When he arrived in Washington, Cruz picked fights over spending and President Barack Obama’s health care law, sparking a government shutdown in 2013. Not everyone in his party liked his style. “If you killed Ted Cruz on the floor of the Senate, and the trial was in the Senate, nobody could convict you,” Sen. Lindsey Graham (R-South Carolina) joked at a 2016 press dinner.

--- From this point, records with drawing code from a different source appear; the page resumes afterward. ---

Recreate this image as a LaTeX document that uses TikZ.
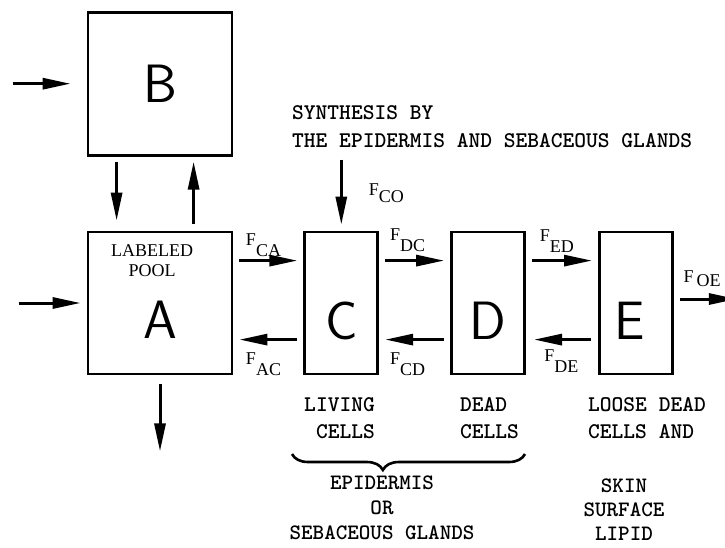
\documentclass[tikz,border=0pt]{standalone}
\usepackage{fontspec}
\setmainfont{Liberation Serif}
\usetikzlibrary{arrows.meta, positioning, decorations.pathreplacing}
\newcommand{\flux}[2][11pt]{F\raisebox{-#1}{#2}}

\begin{document}
\begin{tikzpicture}[
  x=1pt, y=-1pt,
  every node/.style={inner sep=0pt},
  pool/.style={rectangle, draw, line width=2.8pt, minimum width=144pt,
               minimum height=142pt},
  cell/.style={rectangle, draw, line width=2.8pt, minimum width=73pt,
               minimum height=142pt},
  letter/.style={font=\sffamily\fontsize{54}{54}\selectfont},
  flux/.style={font=\fontsize{18}{18}\selectfont},
  tag/.style={font=\fontsize{18}{20}\selectfont, align=center},
  note/.style={font=\ttfamily\bfseries\fontsize{22.4}{27}\selectfont},
  flow/.style={-{Triangle[length=28pt, width=11pt]}, line width=3pt},
  curly/.style={decorate, decoration={brace, mirror, amplitude=16pt,
                aspect=0.39}, line width=2.6pt},
]
\useasboundingbox (0,0) rectangle (725,547);

\node[pool] (A) at (160,303) {};
\node[pool, minimum height=143pt, above=74pt of A] (B) {};
\node[cell, right=70pt of A] (C) {};
\node[cell, right=71pt of C] (D) {};
\node[cell, right=72pt of D] (E) {};

\node[letter] (lB) at (B) {B};
\node[letter] (lA) at ([yshift=-17pt]A.center) {A};
\node[letter] (lC) at ([yshift=-18pt]C.center) {C};
\node[letter] (lD) at ([yshift=-18pt]D.center) {D};
\node[letter] (lE) at ([xshift=-6pt, yshift=-18pt]E.center) {E};
\node[tag] (lbl) at (152,261) {LABELED\\POOL};

\coordinate[left=74pt of B] (inB);
\coordinate[left=68pt of A] (inA);
\coordinate[below=76pt of A] (outA);
\coordinate[above=71pt of C] (srcC);
\coordinate[right=63pt of E, yshift=4pt] (outE);

\draw[flow, shorten >=16pt] (inB) -- (B.west);
\draw[flow, shorten >=6pt] (inA) -- (A.west);
\draw[flow, shorten <=9pt] (A.south) -- (outA);
\draw[flow, shorten <=5pt, shorten >=10pt] ([xshift=30pt]B.south west) -- ([xshift=30pt]A.north west);
\draw[flow, shorten <=7pt, shorten >=5pt] ([xshift=107pt]A.north west) -- ([xshift=107pt]B.south west);

\draw[flow, shorten <=6pt, shorten >=6pt] ([yshift=-30pt]A.north east) -- ([yshift=-30pt]C.north west)
  node[flux, pos=0.43, above=2pt] (fca) {\flux{CA}};
\draw[flow, shorten <=6pt, shorten >=6pt] ([yshift=-109pt]C.north west) -- ([yshift=-109pt]A.north east)
  node[flux, pos=0.57, below=12pt] (fac) {\flux{AC}};
\draw[flow, shorten <=6pt, shorten >=6pt] ([yshift=-30pt]C.north east) -- ([yshift=-30pt]D.north west)
  node[flux, pos=0.4, above=7pt] (fdc) {\flux{DC}};
\draw[flow, shorten <=6pt, shorten >=6pt] ([yshift=-109pt]D.north west) -- ([yshift=-109pt]C.north east)
  node[flux, pos=0.6, below=12pt] (fcd) {\flux{CD}};
\draw[flow, shorten <=6pt, shorten >=6pt] ([yshift=-30pt]D.north east) -- ([yshift=-30pt]E.north west)
  node[flux, pos=0.43, above=7pt] (fed) {\flux{ED}};
\draw[flow, shorten <=7pt, shorten >=8pt] ([yshift=-109pt]E.north west) -- ([yshift=-109pt]D.north east)
  node[flux, pos=0.51, below=9pt] (fde) {\flux{DE}};
\draw[flow, shorten <=6pt] (outE -| E.east) -- (outE)
  node[flux, pos=0.45, above=11pt] (foe) {\flux[4pt]{\,OE}};
\draw[flow, shorten >=6pt] (srcC) -- (C.north)
  node[flux, pos=0.47, right=26pt] (fco) {\flux[7pt]{CO}};

\node[note, align=left, anchor=west, font=\ttfamily\bfseries\fontsize{22.4}{28}\selectfont] (synth) at (292,127)
  {SYNTHESIS BY\\THE EPIDERMIS AND SEBACEOUS GLANDS};
\node[note, align=right, anchor=east] (living) at (375,418) {LIVING\\CELLS};
\node[note, align=left, anchor=west] (dead) at (460,418) {DEAD\\CELLS};
\draw[curly] (292,454) -- (525,454);
\node[note, align=center, font=\ttfamily\bfseries\fontsize{22}{25}\selectfont] (epi) at (382,508)
  {EPIDERMIS\\OR\\SEBACEOUS GLANDS};
\node[note, align=left, anchor=west] (loose) at (588,418) {LOOSE DEAD\\CELLS AND};
\node[note, align=center, font=\ttfamily\bfseries\fontsize{22}{24}\selectfont] (lipid) at (624,510)
  {SKIN\\SURFACE\\LIPID};
\end{tikzpicture}
\end{document}
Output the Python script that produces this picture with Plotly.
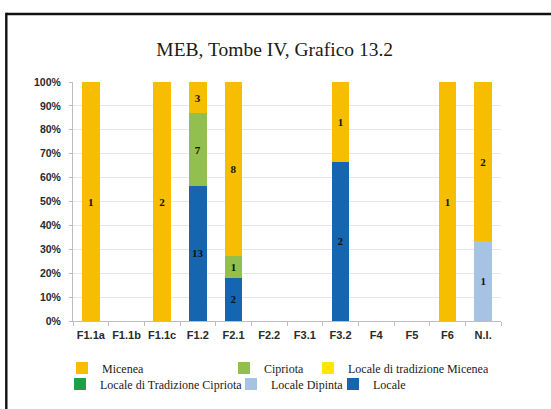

Cruz brought his insurgent pitch into the 2016 presidential race, but Trump caught fire with an antiestablishment campaign that dramatically eclipsed the senator’s. After bowing out of the GOP primaries as the last major Trump opponent standing, Cruz told delegates at the Republican National Convention that year to “vote your conscience,” instead of throwing his support behind Trump, who had branded him as “Lyin’ Ted.” He returned to the Senate, where he is now chair of the Commerce Committee and has refashioned himself into a bipartisan dealmaker on aviation safety and other issues.

The Texas senator, who has called himself a “noninterventionist hawk” and has long been a vocal ally of Israel, argues that an anti-Israel foreign policy could embolden terrorists. And he is a defender of the benefits of traditional capitalism at a time when some in the “New Right” are calling for a more populist turn.

“Those who are anti-Israel quickly become anti-capitalist and anti-American,” Cruz said in a brief interview about his decision to speak out against Carlson. “Tucker’s obsession is unhealthy and dangerous.”

By targeting Carlson and growing anti-Israel sentiment within the party, Cruz has hit upon a division within the GOP base that some believe could animate the 2028 primaries. Carlson is closely allied with Vance, a onetime Trump critic who is now an “America First” populist, embracing skepticism of some big-business interests and rejecting the U.S. foreign policy status quo.